What are these tears, I ask her?

I’m afraid, she says.

Afraid of what, I ask her?

I’m afraid I will need someone. And I don’t want to need anyone. I don’t want to need anyone at all.

Why, dear?

Because, they will hurt me. They will trap me. I know they will. They will not let me go to what I love. They will not believe me. And without my permission they will decide what’s best for me. And I will be forced to do what they say. I will have no choice. I. Will. Have. No. Choice.

The words chock as they come out of her mouth. Tears are pouring down her face. She can not catch her breath. She can not stop this whirlwind inside of her. Even though we are just now meeting, I feel as though I have always known her. I hear her heart, past her words. It’s as if I can see the beats, each one slowly pulsing out of her with words written across them. They drift into her blood stream and flow through her body. Shame. Fear. Pain. Abandonment. Heartache. Love. Anger. Doubt. God. God. God. Her soul is begging for relief. She wants to be free, more than anything. Her trap is that she believes she will need someone to help her be free and she can not need anyone. She is stuck in the hardest place of all, the place where freedom requires walking directly into the storm of fear, being utterly terrified, and still not knowing for sure if she will come out the other side. She can not choose. She can not do anything but freeze and hope it will lift.
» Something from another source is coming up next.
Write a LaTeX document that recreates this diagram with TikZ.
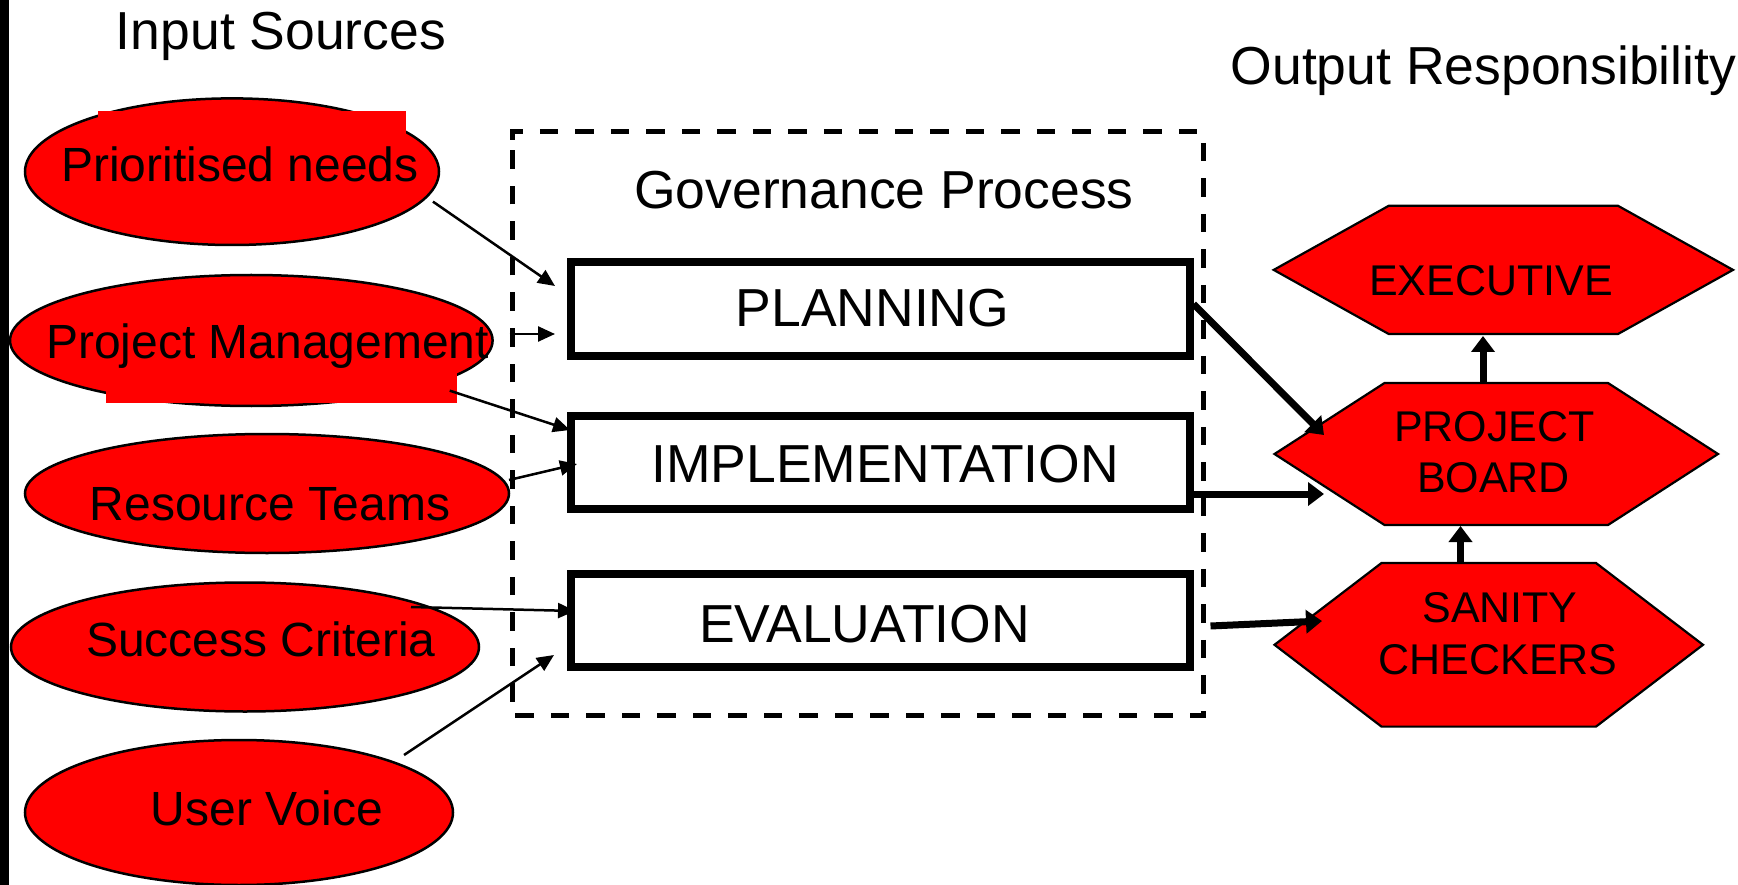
\documentclass[tikz,border=0pt]{standalone}
\usepackage{fontspec}
\setmainfont{Liberation Sans}
\usetikzlibrary{shapes.geometric,arrows.meta,calc}

\tikzset{
  title/.style={anchor=base, inner sep=0, font=\fontsize{53.5}{60}\selectfont},
  source/.style={ellipse, draw, line width=2.5pt, fill=red, inner sep=0, outer sep=0},
  patch/.style={fill=red, draw=none, inner sep=0, outer sep=0},
  srclabel/.style={anchor=base, inner sep=0, font=\fontsize{48}{55}\selectfont},
  framebound/.style={inner sep=0, outer sep=0},
  dashframe/.style={line width=4.7pt, dash pattern=on 18.5pt off 17pt},
  procbox/.style={draw, line width=8pt, fill=white, inner sep=0,
                  minimum width=618.5pt},
  proclabel/.style={anchor=base, inner sep=0, font=\fontsize{53.5}{60}\selectfont},
  hexbound/.style={inner sep=0, outer sep=0},
  hexshape/.style={fill=red, draw, line width=2.2pt, line join=miter},
  hexlabel/.style={anchor=base, inner sep=0, font=\fontsize{43}{50}\selectfont},
  thinarr/.style={line width=2.5pt, -{Triangle[length=17pt,width=15pt]}},
  thickarr/.style={line width=7pt, -{Triangle[length=16pt,width=23pt]}}
}

\begin{document}
\begin{tikzpicture}[x=1pt, y=-1pt]
\useasboundingbox (0,0) rectangle (1738,885);

% left edge strip
\fill[black] (0,0) rectangle (9,885);

% headings
\node[title] (insrc) at (281,50) {Input Sources};
\node[title] (outresp) at (1483.5,85) {Output Responsibility};

% input sources
\node[source, minimum width=414pt, minimum height=146.6pt] (pn) at (232,171.7) {};
\node[patch, minimum width=308pt, minimum height=39pt] (pnpatch) at (251.7,130.5) {};
\node[srclabel] (pnlab) at (240,181.7) {Prioritised needs};

\node[source, minimum width=482.6pt, minimum height=131pt] (pm) at (251.3,340.5) {};
\node[patch, minimum width=350.7pt, minimum height=31.3pt] (pmpatch) at (281.35,387.65) {};
\node[srclabel] (pmlab) at (267.5,358.3) {Project Management};

\node[source, minimum width=484pt, minimum height=119pt] (rt) at (267,493.5) {};
\node[srclabel] (rtlab) at (270,520) {Resource Teams};

\node[source, minimum width=468pt, minimum height=129pt] (sc) at (245,647) {};
\node[srclabel] (sclab) at (261,656.7) {Success Criteria};

\node[source, minimum width=428pt, minimum height=145pt] (uv) at (239,812.5) {};
\node[srclabel] (uvlab) at (267,825) {User Voice};

% governance process
\node[framebound, minimum width=690.9pt, minimum height=584pt] (gov) at (857.85,423.7) {};
\draw[dashframe] ([yshift=-8pt]gov.north west) -- (gov.north west) -- (gov.north east)
  -- (gov.south east) -- (gov.south west) -- cycle;
\node[title] (govlab) at (884,209) {Governance Process};

\node[procbox, minimum height=94pt] (plan) at (880.25,309) {};
\node[proclabel] (planlab) at (872.5,326.5) {PLANNING};
\node[procbox, minimum height=93pt] (impl) at (880.25,462.5) {};
\node[proclabel] (impllab) at (885,482) {IMPLEMENTATION};
\node[procbox, minimum height=93pt] (eval) at (880.25,620.5) {};
\node[proclabel] (evallab) at (864.5,642) {EVALUATION};

% output responsibility
\node[hexbound, minimum width=459.3pt, minimum height=128.2pt] (exec) at (1503.35,269.9) {};
\draw[hexshape] (exec.west) -- ([xshift=115pt]exec.north west) -- ([xshift=-115pt]exec.north east)
  -- (exec.east) -- ([xshift=-115pt]exec.south east) -- ([xshift=115pt]exec.south west) -- cycle;
\node[hexlabel] (execlab) at (1491,296) {EXECUTIVE};

\node[hexbound, minimum width=443.5pt, minimum height=142pt] (pb) at (1496.25,454) {};
\draw[hexshape] (pb.west) -- ([xshift=110pt]pb.north west) -- ([xshift=-110pt]pb.north east)
  -- (pb.east) -- ([xshift=-110pt]pb.south east) -- ([xshift=110pt]pb.south west) -- cycle;
\node[hexlabel] (pblab1) at (1494.5,441) {PROJECT};
\node[hexlabel] (pblab2) at (1493.5,492) {BOARD};

\node[hexbound, minimum width=428.5pt, minimum height=163.6pt] (scheck) at (1488.75,644.8) {};
\draw[hexshape] (scheck.west) -- ([xshift=107pt]scheck.north west) -- ([xshift=-107pt]scheck.north east)
  -- (scheck.east) -- ([xshift=-107pt]scheck.south east) -- ([xshift=107pt]scheck.south west) -- cycle;
\node[hexlabel] (sclab1) at (1500,622.6) {SANITY};
\node[hexlabel] (sclab2) at (1498,674) {CHECKERS};

% arrow tips that stop short of their targets
\coordinate (t1) at (555,286);
\coordinate (t2) at (555,334);
\coordinate (t3) at (570,430);
\coordinate (t4) at (577,464);
\coordinate (t5) at (575,611);
\coordinate (t6) at (554,655);
\coordinate (u1) at (1324,435);
\coordinate (u2) at (1324,494);
\coordinate (u3) at (1322,621);
\coordinate (u4) at (1483,336);
\coordinate (u5) at (1460.5,526);

% inputs into the process
\draw[thinarr] ([xshift=12pt]pn.-9) -- (t1);
\draw[thinarr] ($(pm.east |- t2)+(17,0)$) -- (t2);
\draw[thinarr] ($(pmpatch.east)+(-7,3)$) -- (t3);
\draw[thinarr] ($(rt.east)+(0,-13.5)$) -- (t4);
\draw[thinarr] ($(sc.center)+(166,-40)$) -- (t5);
\draw[thinarr] ($(uv.center)+(165,-57.5)$) -- (t6);

% process outputs and reporting lines
\draw[thickarr] ($(plan.east)+(0,-5)$) -- (u1);
\draw[thickarr] ($(impl.east)+(0,31.5)$) -- (u2);
\draw[thickarr] ($(eval.east)+(17,5.5)$) -- (u3);
\draw[thickarr] (pb.north -| u4) -- (u4);
\draw[thickarr] (scheck.north -| u5) -- (u5);
\end{tikzpicture}
\end{document}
I watch her. I listen. My heart feels the grief, deeply. And yet, there is a hope, a hope that floats down within me and I remember, Him. “There is One who has all power may you find Him now.” I hear the words from the old blue book, tucked away in my office. The one that has carried many a soul back from the gates of hell and into the “fourth dimension” of freedom. Without a sound, I begin to pray, inside of myself. The only words I seem to say are, “help us. Please help us.”
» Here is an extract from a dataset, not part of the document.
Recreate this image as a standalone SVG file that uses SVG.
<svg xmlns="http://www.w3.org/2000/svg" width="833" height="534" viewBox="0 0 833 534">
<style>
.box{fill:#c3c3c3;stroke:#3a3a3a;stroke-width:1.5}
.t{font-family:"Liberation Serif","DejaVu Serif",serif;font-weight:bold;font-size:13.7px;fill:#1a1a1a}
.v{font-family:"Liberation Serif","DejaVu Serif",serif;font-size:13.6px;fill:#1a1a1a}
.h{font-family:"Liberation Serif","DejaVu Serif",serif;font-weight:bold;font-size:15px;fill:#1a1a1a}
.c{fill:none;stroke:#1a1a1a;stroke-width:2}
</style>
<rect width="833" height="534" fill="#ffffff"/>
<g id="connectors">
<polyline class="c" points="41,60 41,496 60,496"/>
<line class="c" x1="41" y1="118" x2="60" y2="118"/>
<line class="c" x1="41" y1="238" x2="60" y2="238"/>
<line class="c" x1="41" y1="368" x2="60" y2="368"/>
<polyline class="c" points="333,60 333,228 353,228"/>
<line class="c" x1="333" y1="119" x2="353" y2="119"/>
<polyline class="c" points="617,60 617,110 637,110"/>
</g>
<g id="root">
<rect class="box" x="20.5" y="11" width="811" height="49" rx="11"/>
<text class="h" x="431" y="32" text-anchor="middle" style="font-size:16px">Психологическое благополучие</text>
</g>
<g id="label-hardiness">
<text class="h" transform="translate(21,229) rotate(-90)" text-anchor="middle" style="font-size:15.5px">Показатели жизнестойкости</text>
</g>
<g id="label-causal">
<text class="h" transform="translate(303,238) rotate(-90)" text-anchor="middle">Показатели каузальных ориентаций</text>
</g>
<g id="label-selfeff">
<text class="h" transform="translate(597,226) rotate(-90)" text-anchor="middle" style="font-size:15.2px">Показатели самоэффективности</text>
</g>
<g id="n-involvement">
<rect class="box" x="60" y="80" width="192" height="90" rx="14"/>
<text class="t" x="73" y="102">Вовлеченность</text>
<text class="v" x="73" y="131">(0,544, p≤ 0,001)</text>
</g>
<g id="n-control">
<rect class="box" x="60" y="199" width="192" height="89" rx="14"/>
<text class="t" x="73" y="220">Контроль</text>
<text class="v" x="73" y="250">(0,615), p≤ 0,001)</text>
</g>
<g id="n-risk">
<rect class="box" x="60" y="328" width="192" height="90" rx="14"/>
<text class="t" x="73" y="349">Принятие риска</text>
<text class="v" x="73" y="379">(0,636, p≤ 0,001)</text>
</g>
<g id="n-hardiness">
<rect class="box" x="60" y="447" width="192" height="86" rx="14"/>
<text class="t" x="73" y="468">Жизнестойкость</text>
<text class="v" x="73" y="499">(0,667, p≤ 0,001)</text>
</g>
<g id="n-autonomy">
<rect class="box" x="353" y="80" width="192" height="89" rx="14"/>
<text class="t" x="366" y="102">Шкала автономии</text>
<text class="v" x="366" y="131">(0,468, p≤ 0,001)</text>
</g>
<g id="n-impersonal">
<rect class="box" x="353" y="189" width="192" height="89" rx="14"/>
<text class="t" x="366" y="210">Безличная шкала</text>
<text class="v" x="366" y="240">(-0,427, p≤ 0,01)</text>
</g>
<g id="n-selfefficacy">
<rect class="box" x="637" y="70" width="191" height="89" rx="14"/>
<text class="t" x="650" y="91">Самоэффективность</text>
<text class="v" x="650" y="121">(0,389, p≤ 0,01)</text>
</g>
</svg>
I know, after having walked this path with so many for so long, that there are those road blocks where only a true intervention from Him will save any of us. There is a place where all therapies fail, where all human power is completely useless. In this place we must run to the One. We must bury our faces in His arms and weep and weep and weep, until we have wept every single solitary tear we are holding within us. Then and only then will we be at the beginning of the road home.